* **Problem description**: Set down each line of the material that follows, exactly, with no pictures.

* **Data**:
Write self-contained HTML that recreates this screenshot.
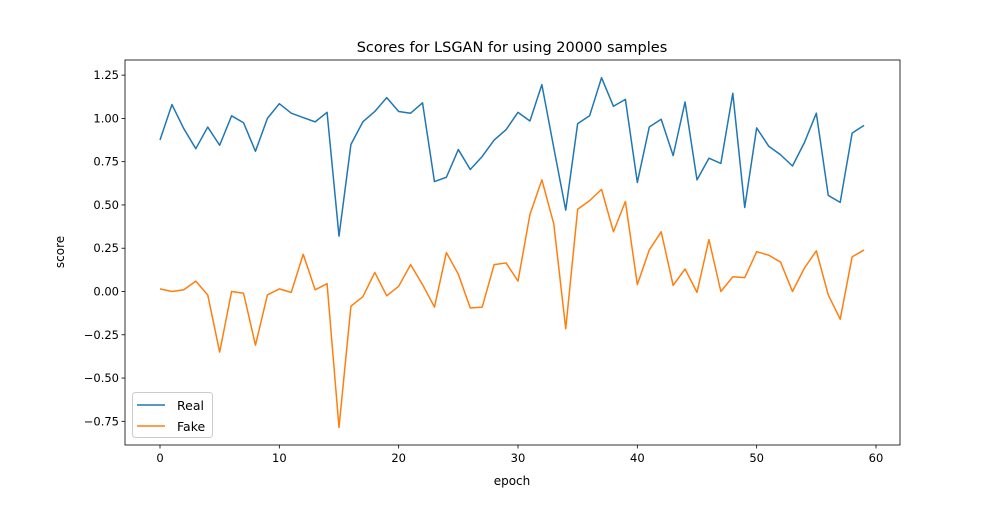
<!DOCTYPE html>
<html><head><meta charset="utf-8"><style>
body{margin:0;background:#fff}
svg text{font-family:"DejaVu Sans","Liberation Sans",sans-serif;fill:#000}
</style></head><body>
<svg id="chart" width="1000" height="500"></svg>
<script>
const epochs = Array.from({length:60},(_,i)=>i);
const realScores = [0.875,1.08,0.94,0.825,0.95,0.845,1.015,0.975,0.81,1.0,1.085,1.03,1.005,0.98,1.035,0.32,0.85,0.98,1.04,1.12,1.04,1.03,1.09,0.635,0.66,0.82,0.705,0.78,0.875,0.935,1.035,0.985,1.195,0.83,0.47,0.97,1.015,1.235,1.07,1.11,0.63,0.95,0.995,0.785,1.095,0.645,0.77,0.74,1.145,0.485,0.945,0.84,0.79,0.725,0.86,1.03,0.555,0.515,0.915,0.96];
const fakeScores = [0.015,0.0,0.01,0.06,-0.02,-0.35,0.0,-0.01,-0.31,-0.02,0.015,-0.005,0.215,0.01,0.045,-0.785,-0.085,-0.03,0.11,-0.025,0.03,0.155,0.04,-0.09,0.225,0.10,-0.095,-0.09,0.155,0.165,0.06,0.445,0.645,0.39,-0.215,0.475,0.525,0.59,0.345,0.52,0.04,0.24,0.345,0.035,0.13,-0.005,0.30,0.0,0.085,0.08,0.23,0.21,0.17,0.0,0.135,0.235,-0.02,-0.16,0.2,0.24];
const xTicks = [0,10,20,30,40,50,60];
const yTicks = [-0.75,-0.5,-0.25,0,0.25,0.5,0.75,1.0,1.25];
const yTickLabels = ["−0.75","−0.50","−0.25","0.00","0.25","0.50","0.75","1.00","1.25"];

const L=125,R=900,T=60,B=445;
const x=v=>160+v*(876-160)/60;
const y=v=>291.5-v*(291.5-118.4);
const NS="http://www.w3.org/2000/svg";
const svg=document.getElementById('chart');
function mk(tag,attrs,parent){const e=document.createElementNS(NS,tag);for(const k in attrs)e.setAttribute(k,attrs[k]);(parent||svg).appendChild(e);return e;}

const title=mk('text',{x:512,y:52,'text-anchor':'middle','font-size':14.5});
title.textContent='Scores for LSGAN for using 20000 samples';



function series(vals,color,name){
  const p=mk('polyline',{points:vals.map((v,i)=>x(epochs[i])+','+y(v)).join(' '),fill:'none',stroke:color,'stroke-width':1.5,'stroke-linejoin':'round'});
  
  
}
series(realScores,'#1f77b4','real-line');
series(fakeScores,'#ff7f0e','fake-line');

const frame=mk('rect',{x:L,y:T,width:R-L,height:B-T,fill:'none',stroke:'#000','stroke-width':0.8});



xTicks.forEach(t=>{
  const g=mk('g',{});
  
  
  mk('line',{x1:x(t),x2:x(t),y1:B,y2:B+3.5,stroke:'#000','stroke-width':0.8},g);
  const tx=mk('text',{x:x(t),y:B+17,'text-anchor':'middle','font-size':11.5},g);tx.textContent=t;
});
yTicks.forEach((t,i)=>{
  const g=mk('g',{});
  
  
  mk('line',{x1:L-3.5,x2:L,y1:y(t),y2:y(t),stroke:'#000','stroke-width':0.8},g);
  const tx=mk('text',{x:L-6,y:y(t)+4,'text-anchor':'end','font-size':11.5},g);tx.textContent=yTickLabels[i];
});
const xl=mk('text',{x:512,y:485,'text-anchor':'middle','font-size':12});xl.textContent='epoch';


const yl=mk('text',{x:64,y:252,'text-anchor':'middle','font-size':12,transform:'rotate(-90 64 252)'});yl.textContent='score';



const lg=mk('g',{});


mk('rect',{x:132.5,y:392.5,width:80,height:45,rx:3,fill:'#fff',stroke:'#ccc','stroke-width':1},lg);
[['Real','#1f77b4',410],['Fake','#ff7f0e',431]].forEach(([n,c,yy])=>{
  const e=mk('g',{},lg);
  
  
  mk('line',{x1:137,x2:165,y1:yy-5,y2:yy-5,stroke:c,'stroke-width':1.5},e);
  const t=mk('text',{x:177,y:yy,'font-size':12.5},e);t.textContent=n;
});
</script>
</body></html>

* **Task result**:
Write self-contained HTML that recreates this screenshot.
<!DOCTYPE html>
<html><head><meta charset="utf-8"><style>
body{margin:0;background:#fff}
svg text{font-family:"DejaVu Sans","Liberation Sans",sans-serif;fill:#000}
</style></head><body>
<svg id="chart" width="1000" height="500"></svg>
<script>
const epochs = Array.from({length:60},(_,i)=>i);
const realScores = [0.875,1.08,0.94,0.825,0.95,0.845,1.015,0.975,0.81,1.0,1.085,1.03,1.005,0.98,1.035,0.32,0.85,0.98,1.04,1.12,1.04,1.03,1.09,0.635,0.66,0.82,0.705,0.78,0.875,0.935,1.035,0.985,1.195,0.83,0.47,0.97,1.015,1.235,1.07,1.11,0.63,0.95,0.995,0.785,1.095,0.645,0.77,0.74,1.145,0.485,0.945,0.84,0.79,0.725,0.86,1.03,0.555,0.515,0.915,0.96];
const fakeScores = [0.015,0.0,0.01,0.06,-0.02,-0.35,0.0,-0.01,-0.31,-0.02,0.015,-0.005,0.215,0.01,0.045,-0.785,-0.085,-0.03,0.11,-0.025,0.03,0.155,0.04,-0.09,0.225,0.10,-0.095,-0.09,0.155,0.165,0.06,0.445,0.645,0.39,-0.215,0.475,0.525,0.59,0.345,0.52,0.04,0.24,0.345,0.035,0.13,-0.005,0.30,0.0,0.085,0.08,0.23,0.21,0.17,0.0,0.135,0.235,-0.02,-0.16,0.2,0.24];
const xTicks = [0,10,20,30,40,50,60];
const yTicks = [-0.75,-0.5,-0.25,0,0.25,0.5,0.75,1.0,1.25];
const yTickLabels = ["−0.75","−0.50","−0.25","0.00","0.25","0.50","0.75","1.00","1.25"];

const L=125,R=900,T=60,B=445;
const x=v=>160+v*(876-160)/60;
const y=v=>291.5-v*(291.5-118.4);
const NS="http://www.w3.org/2000/svg";
const svg=document.getElementById('chart');
function mk(tag,attrs,parent){const e=document.createElementNS(NS,tag);for(const k in attrs)e.setAttribute(k,attrs[k]);(parent||svg).appendChild(e);return e;}

const title=mk('text',{x:512,y:52,'text-anchor':'middle','font-size':14.5});
title.textContent='Scores for LSGAN for using 20000 samples';



function series(vals,color,name){
  const p=mk('polyline',{points:vals.map((v,i)=>x(epochs[i])+','+y(v)).join(' '),fill:'none',stroke:color,'stroke-width':1.5,'stroke-linejoin':'round'});
  
  
}
series(realScores,'#1f77b4','real-line');
series(fakeScores,'#ff7f0e','fake-line');

const frame=mk('rect',{x:L,y:T,width:R-L,height:B-T,fill:'none',stroke:'#000','stroke-width':0.8});



xTicks.forEach(t=>{
  const g=mk('g',{});
  
  
  mk('line',{x1:x(t),x2:x(t),y1:B,y2:B+3.5,stroke:'#000','stroke-width':0.8},g);
  const tx=mk('text',{x:x(t),y:B+17,'text-anchor':'middle','font-size':11.5},g);tx.textContent=t;
});
yTicks.forEach((t,i)=>{
  const g=mk('g',{});
  
  
  mk('line',{x1:L-3.5,x2:L,y1:y(t),y2:y(t),stroke:'#000','stroke-width':0.8},g);
  const tx=mk('text',{x:L-6,y:y(t)+4,'text-anchor':'end','font-size':11.5},g);tx.textContent=yTickLabels[i];
});
const xl=mk('text',{x:512,y:485,'text-anchor':'middle','font-size':12});xl.textContent='epoch';


const yl=mk('text',{x:64,y:252,'text-anchor':'middle','font-size':12,transform:'rotate(-90 64 252)'});yl.textContent='score';



const lg=mk('g',{});


mk('rect',{x:132.5,y:392.5,width:80,height:45,rx:3,fill:'#fff',stroke:'#ccc','stroke-width':1},lg);
[['Real','#1f77b4',410],['Fake','#ff7f0e',431]].forEach(([n,c,yy])=>{
  const e=mk('g',{},lg);
  
  
  mk('line',{x1:137,x2:165,y1:yy-5,y2:yy-5,stroke:c,'stroke-width':1.5},e);
  const t=mk('text',{x:177,y:yy,'font-size':12.5},e);t.textContent=n;
});
</script>
</body></html>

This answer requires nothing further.